__Available data__.
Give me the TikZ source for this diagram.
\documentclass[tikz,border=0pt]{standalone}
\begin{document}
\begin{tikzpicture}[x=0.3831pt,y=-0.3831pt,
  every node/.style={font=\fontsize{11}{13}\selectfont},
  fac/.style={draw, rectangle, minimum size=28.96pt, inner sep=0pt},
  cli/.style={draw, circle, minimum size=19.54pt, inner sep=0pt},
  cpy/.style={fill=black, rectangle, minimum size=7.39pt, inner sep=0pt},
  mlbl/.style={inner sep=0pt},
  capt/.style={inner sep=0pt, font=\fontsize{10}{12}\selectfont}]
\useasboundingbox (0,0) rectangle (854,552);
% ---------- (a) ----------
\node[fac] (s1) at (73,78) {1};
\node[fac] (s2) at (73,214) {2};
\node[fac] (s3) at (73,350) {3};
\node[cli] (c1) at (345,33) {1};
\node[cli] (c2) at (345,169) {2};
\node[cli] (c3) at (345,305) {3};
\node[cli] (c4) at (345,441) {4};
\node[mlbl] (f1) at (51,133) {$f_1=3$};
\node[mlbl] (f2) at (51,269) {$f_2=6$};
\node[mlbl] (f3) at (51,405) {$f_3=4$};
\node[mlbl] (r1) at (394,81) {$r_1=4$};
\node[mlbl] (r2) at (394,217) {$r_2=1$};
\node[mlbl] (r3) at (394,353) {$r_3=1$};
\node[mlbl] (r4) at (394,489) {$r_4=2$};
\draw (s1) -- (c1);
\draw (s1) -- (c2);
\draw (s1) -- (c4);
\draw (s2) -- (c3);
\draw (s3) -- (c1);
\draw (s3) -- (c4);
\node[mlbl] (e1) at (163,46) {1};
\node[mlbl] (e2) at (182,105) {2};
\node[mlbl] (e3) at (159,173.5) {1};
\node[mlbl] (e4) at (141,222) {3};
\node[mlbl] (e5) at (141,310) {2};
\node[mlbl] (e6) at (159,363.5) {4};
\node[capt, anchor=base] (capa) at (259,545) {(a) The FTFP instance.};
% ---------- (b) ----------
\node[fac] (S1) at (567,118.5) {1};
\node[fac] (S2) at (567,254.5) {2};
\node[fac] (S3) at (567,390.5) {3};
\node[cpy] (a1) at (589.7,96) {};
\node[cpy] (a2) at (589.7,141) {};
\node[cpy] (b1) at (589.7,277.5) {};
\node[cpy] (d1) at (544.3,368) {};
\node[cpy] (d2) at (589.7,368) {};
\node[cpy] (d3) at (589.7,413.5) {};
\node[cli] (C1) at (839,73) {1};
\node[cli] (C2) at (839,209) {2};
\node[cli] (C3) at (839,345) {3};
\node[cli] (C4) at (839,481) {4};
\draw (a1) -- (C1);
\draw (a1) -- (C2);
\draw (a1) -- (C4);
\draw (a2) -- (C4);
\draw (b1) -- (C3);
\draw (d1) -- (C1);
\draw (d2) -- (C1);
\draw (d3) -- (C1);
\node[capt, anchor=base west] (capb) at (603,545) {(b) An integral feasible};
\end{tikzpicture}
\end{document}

__What is asked__.
Write out the full listing exactly as given.

__Exercise solution__.
Give me the TikZ source for this diagram.
\documentclass[tikz,border=0pt]{standalone}
\begin{document}
\begin{tikzpicture}[x=0.3831pt,y=-0.3831pt,
  every node/.style={font=\fontsize{11}{13}\selectfont},
  fac/.style={draw, rectangle, minimum size=28.96pt, inner sep=0pt},
  cli/.style={draw, circle, minimum size=19.54pt, inner sep=0pt},
  cpy/.style={fill=black, rectangle, minimum size=7.39pt, inner sep=0pt},
  mlbl/.style={inner sep=0pt},
  capt/.style={inner sep=0pt, font=\fontsize{10}{12}\selectfont}]
\useasboundingbox (0,0) rectangle (854,552);
% ---------- (a) ----------
\node[fac] (s1) at (73,78) {1};
\node[fac] (s2) at (73,214) {2};
\node[fac] (s3) at (73,350) {3};
\node[cli] (c1) at (345,33) {1};
\node[cli] (c2) at (345,169) {2};
\node[cli] (c3) at (345,305) {3};
\node[cli] (c4) at (345,441) {4};
\node[mlbl] (f1) at (51,133) {$f_1=3$};
\node[mlbl] (f2) at (51,269) {$f_2=6$};
\node[mlbl] (f3) at (51,405) {$f_3=4$};
\node[mlbl] (r1) at (394,81) {$r_1=4$};
\node[mlbl] (r2) at (394,217) {$r_2=1$};
\node[mlbl] (r3) at (394,353) {$r_3=1$};
\node[mlbl] (r4) at (394,489) {$r_4=2$};
\draw (s1) -- (c1);
\draw (s1) -- (c2);
\draw (s1) -- (c4);
\draw (s2) -- (c3);
\draw (s3) -- (c1);
\draw (s3) -- (c4);
\node[mlbl] (e1) at (163,46) {1};
\node[mlbl] (e2) at (182,105) {2};
\node[mlbl] (e3) at (159,173.5) {1};
\node[mlbl] (e4) at (141,222) {3};
\node[mlbl] (e5) at (141,310) {2};
\node[mlbl] (e6) at (159,363.5) {4};
\node[capt, anchor=base] (capa) at (259,545) {(a) The FTFP instance.};
% ---------- (b) ----------
\node[fac] (S1) at (567,118.5) {1};
\node[fac] (S2) at (567,254.5) {2};
\node[fac] (S3) at (567,390.5) {3};
\node[cpy] (a1) at (589.7,96) {};
\node[cpy] (a2) at (589.7,141) {};
\node[cpy] (b1) at (589.7,277.5) {};
\node[cpy] (d1) at (544.3,368) {};
\node[cpy] (d2) at (589.7,368) {};
\node[cpy] (d3) at (589.7,413.5) {};
\node[cli] (C1) at (839,73) {1};
\node[cli] (C2) at (839,209) {2};
\node[cli] (C3) at (839,345) {3};
\node[cli] (C4) at (839,481) {4};
\draw (a1) -- (C1);
\draw (a1) -- (C2);
\draw (a1) -- (C4);
\draw (a2) -- (C4);
\draw (b1) -- (C3);
\draw (d1) -- (C1);
\draw (d2) -- (C1);
\draw (d3) -- (C1);
\node[capt, anchor=base west] (capb) at (603,545) {(b) An integral feasible};
\end{tikzpicture}
\end{document}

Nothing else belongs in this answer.